Objective: Write out the opening lines of the data word for word, up to and including the line with "const legendColors = [BLUE, GREEN];", and leave every picture and every later line out.

Dataset section:
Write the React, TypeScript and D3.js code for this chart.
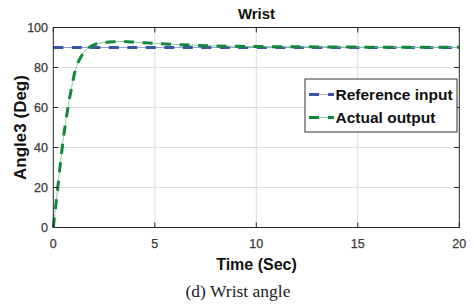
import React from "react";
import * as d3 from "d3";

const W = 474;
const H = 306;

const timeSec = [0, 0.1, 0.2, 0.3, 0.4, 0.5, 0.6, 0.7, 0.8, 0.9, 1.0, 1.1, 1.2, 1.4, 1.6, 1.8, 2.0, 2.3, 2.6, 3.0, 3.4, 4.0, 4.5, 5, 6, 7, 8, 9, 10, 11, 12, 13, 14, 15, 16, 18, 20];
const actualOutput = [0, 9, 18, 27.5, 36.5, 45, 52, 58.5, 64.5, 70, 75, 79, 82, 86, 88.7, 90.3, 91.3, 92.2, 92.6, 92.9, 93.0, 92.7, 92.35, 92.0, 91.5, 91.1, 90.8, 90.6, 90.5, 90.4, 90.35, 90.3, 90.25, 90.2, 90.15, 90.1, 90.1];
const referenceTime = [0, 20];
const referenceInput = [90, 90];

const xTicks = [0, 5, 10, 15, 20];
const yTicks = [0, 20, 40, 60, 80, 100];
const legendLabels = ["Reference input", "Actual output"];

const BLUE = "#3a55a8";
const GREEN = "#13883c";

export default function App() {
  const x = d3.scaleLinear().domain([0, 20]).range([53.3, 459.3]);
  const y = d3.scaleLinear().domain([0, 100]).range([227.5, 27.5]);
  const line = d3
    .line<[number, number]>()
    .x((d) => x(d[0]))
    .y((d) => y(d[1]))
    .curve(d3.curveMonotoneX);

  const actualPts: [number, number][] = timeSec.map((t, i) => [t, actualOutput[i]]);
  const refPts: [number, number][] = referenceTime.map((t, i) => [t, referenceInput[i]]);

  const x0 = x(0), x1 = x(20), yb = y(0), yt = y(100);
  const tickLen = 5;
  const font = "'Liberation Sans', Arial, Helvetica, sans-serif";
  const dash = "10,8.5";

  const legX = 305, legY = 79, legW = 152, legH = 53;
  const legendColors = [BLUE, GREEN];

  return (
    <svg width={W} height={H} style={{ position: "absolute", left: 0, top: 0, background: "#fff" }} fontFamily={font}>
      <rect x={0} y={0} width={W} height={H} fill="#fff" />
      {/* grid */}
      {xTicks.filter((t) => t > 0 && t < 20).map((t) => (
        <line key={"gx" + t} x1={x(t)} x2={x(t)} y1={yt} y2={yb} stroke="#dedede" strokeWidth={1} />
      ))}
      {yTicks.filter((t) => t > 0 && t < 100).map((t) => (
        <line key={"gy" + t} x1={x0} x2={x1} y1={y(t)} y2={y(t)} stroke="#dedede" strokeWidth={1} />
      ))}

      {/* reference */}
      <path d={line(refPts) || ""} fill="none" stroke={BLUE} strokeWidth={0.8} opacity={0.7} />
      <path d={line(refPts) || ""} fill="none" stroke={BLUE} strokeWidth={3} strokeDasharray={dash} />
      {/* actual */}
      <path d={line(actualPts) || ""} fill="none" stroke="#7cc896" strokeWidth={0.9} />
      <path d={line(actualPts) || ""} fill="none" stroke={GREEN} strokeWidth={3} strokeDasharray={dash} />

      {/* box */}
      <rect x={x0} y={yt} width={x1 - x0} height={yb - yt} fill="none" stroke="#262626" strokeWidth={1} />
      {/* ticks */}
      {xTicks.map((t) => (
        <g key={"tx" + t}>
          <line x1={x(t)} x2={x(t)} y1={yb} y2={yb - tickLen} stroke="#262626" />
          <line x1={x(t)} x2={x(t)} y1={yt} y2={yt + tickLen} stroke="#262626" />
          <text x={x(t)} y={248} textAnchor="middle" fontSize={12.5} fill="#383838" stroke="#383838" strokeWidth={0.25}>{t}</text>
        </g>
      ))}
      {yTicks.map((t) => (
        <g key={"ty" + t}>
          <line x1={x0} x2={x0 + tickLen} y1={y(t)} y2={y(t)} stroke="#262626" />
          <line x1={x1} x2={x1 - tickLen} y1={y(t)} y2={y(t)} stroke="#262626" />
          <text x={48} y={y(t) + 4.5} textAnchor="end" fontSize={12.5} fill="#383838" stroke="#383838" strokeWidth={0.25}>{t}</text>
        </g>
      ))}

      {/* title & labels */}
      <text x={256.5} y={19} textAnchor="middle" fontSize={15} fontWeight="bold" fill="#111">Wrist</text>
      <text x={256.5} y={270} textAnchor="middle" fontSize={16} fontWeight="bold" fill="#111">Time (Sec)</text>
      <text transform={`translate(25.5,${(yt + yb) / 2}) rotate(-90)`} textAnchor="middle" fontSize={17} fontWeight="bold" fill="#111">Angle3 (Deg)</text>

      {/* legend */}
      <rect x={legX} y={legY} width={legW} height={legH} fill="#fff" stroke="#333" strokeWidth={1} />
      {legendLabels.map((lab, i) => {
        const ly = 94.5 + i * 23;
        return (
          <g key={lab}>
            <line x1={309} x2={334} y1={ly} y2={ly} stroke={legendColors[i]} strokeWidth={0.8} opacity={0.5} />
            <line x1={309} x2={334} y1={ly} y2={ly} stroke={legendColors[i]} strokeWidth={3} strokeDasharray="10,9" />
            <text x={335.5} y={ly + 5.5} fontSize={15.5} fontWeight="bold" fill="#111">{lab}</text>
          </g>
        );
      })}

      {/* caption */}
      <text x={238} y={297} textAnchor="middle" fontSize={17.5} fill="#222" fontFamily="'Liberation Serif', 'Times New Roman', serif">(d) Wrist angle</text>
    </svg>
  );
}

Answer to the task:
Write the React, TypeScript and D3.js code for this chart.
import React from "react";
import * as d3 from "d3";

const W = 474;
const H = 306;

const timeSec = [0, 0.1, 0.2, 0.3, 0.4, 0.5, 0.6, 0.7, 0.8, 0.9, 1.0, 1.1, 1.2, 1.4, 1.6, 1.8, 2.0, 2.3, 2.6, 3.0, 3.4, 4.0, 4.5, 5, 6, 7, 8, 9, 10, 11, 12, 13, 14, 15, 16, 18, 20];
const actualOutput = [0, 9, 18, 27.5, 36.5, 45, 52, 58.5, 64.5, 70, 75, 79, 82, 86, 88.7, 90.3, 91.3, 92.2, 92.6, 92.9, 93.0, 92.7, 92.35, 92.0, 91.5, 91.1, 90.8, 90.6, 90.5, 90.4, 90.35, 90.3, 90.25, 90.2, 90.15, 90.1, 90.1];
const referenceTime = [0, 20];
const referenceInput = [90, 90];

const xTicks = [0, 5, 10, 15, 20];
const yTicks = [0, 20, 40, 60, 80, 100];
const legendLabels = ["Reference input", "Actual output"];

const BLUE = "#3a55a8";
const GREEN = "#13883c";

export default function App() {
  const x = d3.scaleLinear().domain([0, 20]).range([53.3, 459.3]);
  const y = d3.scaleLinear().domain([0, 100]).range([227.5, 27.5]);
  const line = d3
    .line<[number, number]>()
    .x((d) => x(d[0]))
    .y((d) => y(d[1]))
    .curve(d3.curveMonotoneX);

  const actualPts: [number, number][] = timeSec.map((t, i) => [t, actualOutput[i]]);
  const refPts: [number, number][] = referenceTime.map((t, i) => [t, referenceInput[i]]);

  const x0 = x(0), x1 = x(20), yb = y(0), yt = y(100);
  const tickLen = 5;
  const font = "'Liberation Sans', Arial, Helvetica, sans-serif";
  const dash = "10,8.5";

  const legX = 305, legY = 79, legW = 152, legH = 53;
  const legendColors = [BLUE, GREEN];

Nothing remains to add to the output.